La Responsabilité, qu’est-ce à dire ? Assez simplement, dans la succession des générations, chacune a des devoirs envers celles qui lui succèderont, et que le premier de ces devoirs est de leur léguer les conditions d’une vie humaine sur la Terre des hommes. La responsabilité s’exerce à petite échelle, et nous la connaissons bien — pour n’en citer qu’un cas — chacun doit veiller aujourd’hui à l’éducation de ses enfants, parce que les enfants d’aujourd’hui seront les citoyens de demain. Mais elle s’exerce aussi à grande échelle, et nous sommes tous ici familiers d’un cas privilégié : nous sommes héritiers d’un patrimoine culturel et naturel que nous devons transmettre intact (et enrichi, peut-être) à nos successeurs. Ici encore, l’UNESCO se distingue par son action en faveur de la préservation du pluralisme culturel et le Saint-Siège veut saluer le lancement de la campagne « Unite4Heritage » par la Directrice Générale dont l’objectif est de faire de la protection de la culture un pilier de la construction de la paix. Et cela étant dit, ajoutons l’essentiel de notre propos présent : qu’il n’y a pas de culture et d’héritage culturel et naturel possible si notre « maison commune », notre oikos, la planète que nous habitons, cesse d’être habitable. L’homme doit avoir le droit de penser, le droit de lire de la poésie ou d’écouter de la musique, le droit de prier et beaucoup d’autres encore. Mais où et sous quelles conditions exercer ces droits ? Plusieurs réponses sont possibles, insistons aujourd’hui sur la plus élémentaire : notre habitation sur la Terre. Deux points sautent aux yeux. Le premier est que nous avons tous part à une même nature humaine. Le second est que nous y avons concrètement part, tous et absolument tous, en ce que nous sommes des « terriens ». Cette Terre doit être gérée avec intelligence et prévoyance. En effet, il nous reste assez d’intelligence et de prévoyance pour cesser d’être, vis à vis de notre « maison commune », ceux qui la saccagent, épuisent ses ressources et se désintéressent des générations à venir.

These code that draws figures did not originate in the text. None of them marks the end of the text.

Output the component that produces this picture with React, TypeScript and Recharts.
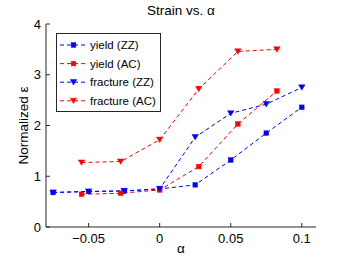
import React from 'react';
import { LineChart, Line, XAxis, YAxis } from 'recharts';

const alphaZZ = [-0.075, -0.05, -0.025, 0, 0.025, 0.05, 0.075, 0.1];
const yieldZZ = [0.68, 0.7, 0.71, 0.75, 0.83, 1.32, 1.85, 2.36];
const fractureZZ = [0.68, 0.7, 0.71, 0.75, 1.77, 2.24, 2.42, 2.75];
const alphaAC = [-0.055, -0.0275, 0, 0.0275, 0.055, 0.0825];
const yieldAC = [0.645, 0.665, 0.73, 1.19, 2.03, 2.68];
const fractureAC = [1.27, 1.29, 1.72, 2.72, 3.46, 3.5];
const xTicks = [-0.05, 0, 0.05, 0.1];
const yTicks = [0, 1, 2, 3, 4];

const BLUE = '#0000ff';
const RED = '#ff0000';
const FONT = '"Liberation Sans", Arial, Helvetica, sans-serif';
const AX = '#262626';

const zip = (xs: number[], ys: number[]) => xs.map((a, i) => ({ a, v: ys[i] }));

const series = [
  { name: 'yield (ZZ)', color: BLUE, marker: 'square', data: zip(alphaZZ, yieldZZ) },
  { name: 'yield (AC)', color: RED, marker: 'square', data: zip(alphaAC, yieldAC) },
  { name: 'fracture (ZZ)', color: BLUE, marker: 'tri', data: zip(alphaZZ, fractureZZ) },
  { name: 'fracture (AC)', color: RED, marker: 'tri', data: zip(alphaAC, fractureAC) },
];

const Marker = ({ cx, cy, color, kind }: any) => {
  if (kind === 'square') {
    return <rect x={cx - 2.3} y={cy - 2.3} width={4.6} height={4.6} fill={color} stroke={color} strokeWidth={0.5} />;
  }
  return (
    <polygon
      points={`${cx - 3.2},${cy - 2.6} ${cx + 3.2},${cy - 2.6} ${cx},${cy + 2.8}`}
      fill={color}
      stroke={color}
      strokeWidth={0.5}
    />
  );
};

const fmtX = (v: number) => (v < 0 ? '\u2212' + String(Math.abs(v)) : String(v));

export default function App() {
  const tickStyle = { fontSize: 13, fontFamily: FONT, fill: '#000' };
  return (
    <div style={{ position: 'absolute', left: 0, top: 0, width: 350, height: 259, background: '#fff' }}>
      <LineChart width={350} height={259} margin={{ top: 24, right: 34, bottom: 12, left: 6 }}>
        <XAxis
          xAxisId="b"
          type="number"
          dataKey="a"
          domain={[-0.08, 0.11]}
          ticks={xTicks}
          tickFormatter={fmtX}
          height={20}
          tickSize={-4}
          tickMargin={11}
          tick={tickStyle}
          stroke={AX}
          allowDataOverflow
        />
        <XAxis
          xAxisId="t"
          orientation="top"
          type="number"
          dataKey="a"
          domain={[-0.08, 0.11]}
          ticks={xTicks}
          tickFormatter={() => ''}
          height={0}
          tickSize={-4}
          stroke={AX}
          allowDataOverflow
        />
        <YAxis
          yAxisId="l"
          type="number"
          domain={[0, 4]}
          ticks={yTicks}
          width={40}
          tickSize={-4}
          tickMargin={9}
          tick={tickStyle}
          stroke={AX}
          allowDataOverflow
        />
        <YAxis
          yAxisId="r"
          orientation="right"
          type="number"
          domain={[0, 4]}
          ticks={yTicks}
          tickFormatter={() => ''}
          width={0}
          tickSize={-4}
          stroke={AX}
          allowDataOverflow
        />
        {series.map((s) => (
          <Line
            key={s.name}
            xAxisId="b"
            yAxisId="l"
            data={s.data}
            dataKey="v"
            type="linear"
            stroke={s.color}
            strokeWidth={1}
            strokeDasharray="4 3"
            isAnimationActive={false}
            activeDot={false}
            legendType="none"
            dot={(p: any) => <Marker key={`${s.name}-${p.index}`} cx={p.cx} cy={p.cy} color={s.color} kind={s.marker} />}
          />
        ))}
      </LineChart>
      <svg width={350} height={259} style={{ position: 'absolute', left: 0, top: 0, pointerEvents: 'none' }}>
        <text x={181} y={15} textAnchor="middle" fontFamily={FONT} fontSize={13.5} fill="#000">
          Strain vs. α
        </text>
        <text x={181} y={253} textAnchor="middle" fontFamily={FONT} fontSize={13.5} fill="#000">
          α
        </text>
        <text
          transform="translate(28,125.5) rotate(-90)"
          textAnchor="middle"
          fontFamily={FONT}
          fontSize={13.5}
          fill="#000"
        >
          Normalized ε
        </text>
        <rect x={56.5} y={33.5} width={104} height={78} fill="#fff" stroke={AX} strokeWidth={1} />
        {series.map((s, i) => {
          const cy = 45 + i * 18.6;
          return (
            <g key={s.name}>
              <line x1={60} x2={87} y1={cy} y2={cy} stroke={s.color} strokeWidth={1} strokeDasharray="4 3" />
              <Marker cx={73.5} cy={cy} color={s.color} kind={s.marker} />
              <text x={90} y={cy + 4} fontFamily={FONT} fontSize={11.5} fill="#000">
                {s.name}
              </text>
            </g>
          );
        })}
      </svg>
    </div>
  );
}
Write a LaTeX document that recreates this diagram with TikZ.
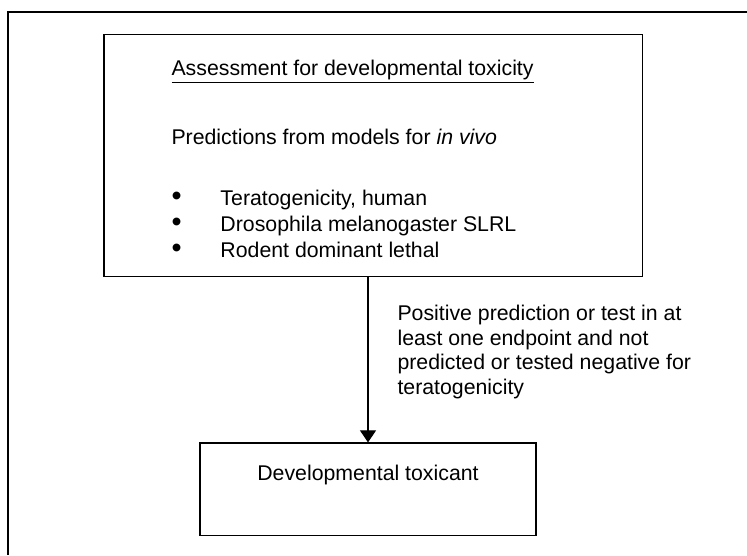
\documentclass[tikz,border=0pt]{standalone}
\usepackage{fontspec}
\setmainfont{Liberation Sans}
\usetikzlibrary{arrows.meta}
\newcommand{\bigbullet}{\makebox[27.6pt][l]{\raisebox{-0.4pt}{\scalebox{1.35}{\textbullet}}}}
\begin{document}
\begin{tikzpicture}[x=0.5637pt,y=-0.5637pt,line width=0.6pt,font=\fontsize{12}{13.8}\selectfont]
      \useasboundingbox (0,0) rectangle (747,555);
      \draw (747,12) -- (8,12) -- (8,555);
      \node[draw,inner sep=0pt,minimum width=303.3pt,minimum height=135.9pt] (assess) at (373,155.5) {};
      \node[draw,inner sep=0pt,minimum width=189.4pt,minimum height=51.9pt] (toxicant) at (368,489) {};
      \node[anchor=base west,inner sep=0pt] (title) at (171,75) {\underline{Assessment for developmental toxicity}};
      \node[anchor=base west,inner sep=0pt] (models) at (171,144) {Predictions from models for \textit{in vivo}};
      \node[anchor=base west,inner sep=0pt] (terato) at (171,205) {\bigbullet Teratogenicity, human};
      \node[anchor=base west,inner sep=0pt] (droso) at (171,231) {\bigbullet Drosophila melanogaster SLRL};
      \node[anchor=base west,inner sep=0pt] (rodent) at (171,257) {\bigbullet Rodent dominant lethal};
      \node[anchor=base,inner sep=0pt] (devtox) at (368,480) {Developmental toxicant};
      \draw[-{Triangle[width=9pt,length=6.8pt]}] (assess.south -| toxicant.north) -- (toxicant.north);
      \node[anchor=west,align=left,inner sep=0pt] (cond) at (397,352) {Positive prediction or test in at\\least one endpoint and not\\predicted or tested negative for\\teratogenicity};
\end{tikzpicture}
\end{document}
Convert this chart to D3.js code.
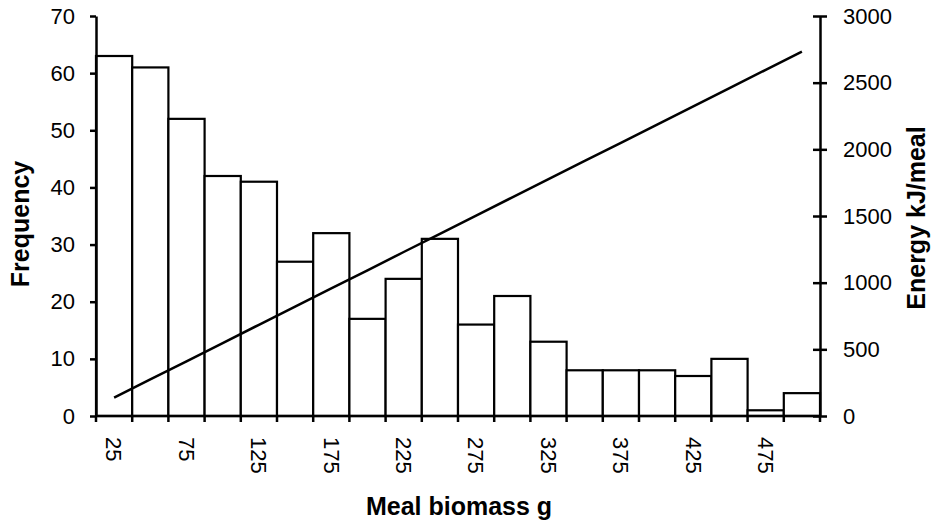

Je ne possède pas « la » solution globale. Ce n’est pas peu, toutefois, que de parler d’une crise que tous reconnaissent et que tous analysent plus ou moins dans les mêmes termes. En termes simples, nous savons tous où nous en sommes. En termes aussi simples, nous savons tous où nous voulons aller : laisser la Terre habitable, ou la rendre habitable à nouveau si nous l’avons saccagée.
A lire et à relire tout ce qui a été écrit depuis qu’une « conscience écologique » est apparue, on conclura aisément que n’ont parlé intelligemment que les porte-parole de ceux qui n’existent pas encore, les générations à venir, qui exercent des droits sur nous tout en n’étant pas là. Il est toujours presque facile de défendre les droits de ceux qui sont là. Défendre les droits de ceux qui ne sont pas encore là est certainement plus difficile. Les voix les plus lucides que je connaisse, et elles sont nombreuses, en tout cas celles qui défendent ces droits.
- Ecologie de l’environnement et écologie de l’humain
Maison se dit oikos, en grec, et le gérant se dit oikonomos, l’économe ou l’intendant. Lorsque le gérant se croit propriétaire, seul son droit compte à ses yeux. Mais lorsque le gérant sait qu’il gère une demeure que d’autres habitent en même temps que lui et, plus encore, que d’autres habiteront après lui, alors le respect des droits d’autrui doit primer pour lui. Le gérant, précisons, n’est pas préposé à l’idolâtrie. Il doit respecter la maison commune par respect pour ceux qui l’habitent et l’habiteront ; et la maison n’existe que pour ceux qui l’habitent et l’habiteront. Une maison doit être aimée, elle doit être entretenue, mais nous ne lui devons pas la vénération que nous ne devons qu’à autrui. Aucun gérant n’est créateur de la maison. Aucun gérant, je l’ai dit, n’est fabricateur d’un homme nouveau. La vérité est moins ambitieuse en théorie mais plus respectable en pratique : le gérant doit être mû par l’amour de son prochain, y compris du prochain qui n’existe pas encore.
Mes propos ont été inspirés par la lettre encyclique Laudato Si’ consacrée il y a peu à notre maison commune par le Pape François.
En conclusion, je fais mienne l’invitation pontificale à développer une « écologie de l’humain » (lancée par Benoît XVI et relancée par le Pape François). L’intelligence commande de respecter l’autre homme autant que la maison que nous habitons ensemble dans la suite des temps : une écologie qui ignorerait les droits de l’homme à être un homme aujourd’hui et demain ne saurait pas ce qu’est une maison. Le Pape François dit que l’intelligence commande réciproquement que nous respections notre maison commune parce qu’en la respectant, nous prouverons notre amour du prochain. Dans tous les dangers qui nous menacent se cache un projet auquel C.S. Lewis a donné son nom, celui d’une « abolition de l’homme ». Il faut évidemment la refuser. Nous avons les moyens intellectuels de la refuser. La refusant, nous prouverons notre amour du prochain, quelles que soient les distances spatiales et chronologiques qui nous séparent de lui. Et comme le verbe « aimer » est toujours liée au verbe « faire », le souci que nous aurons de notre maison commune se traduira en ce qu’il faut appeler par son nom : en une authentique oeuvre de miséricorde.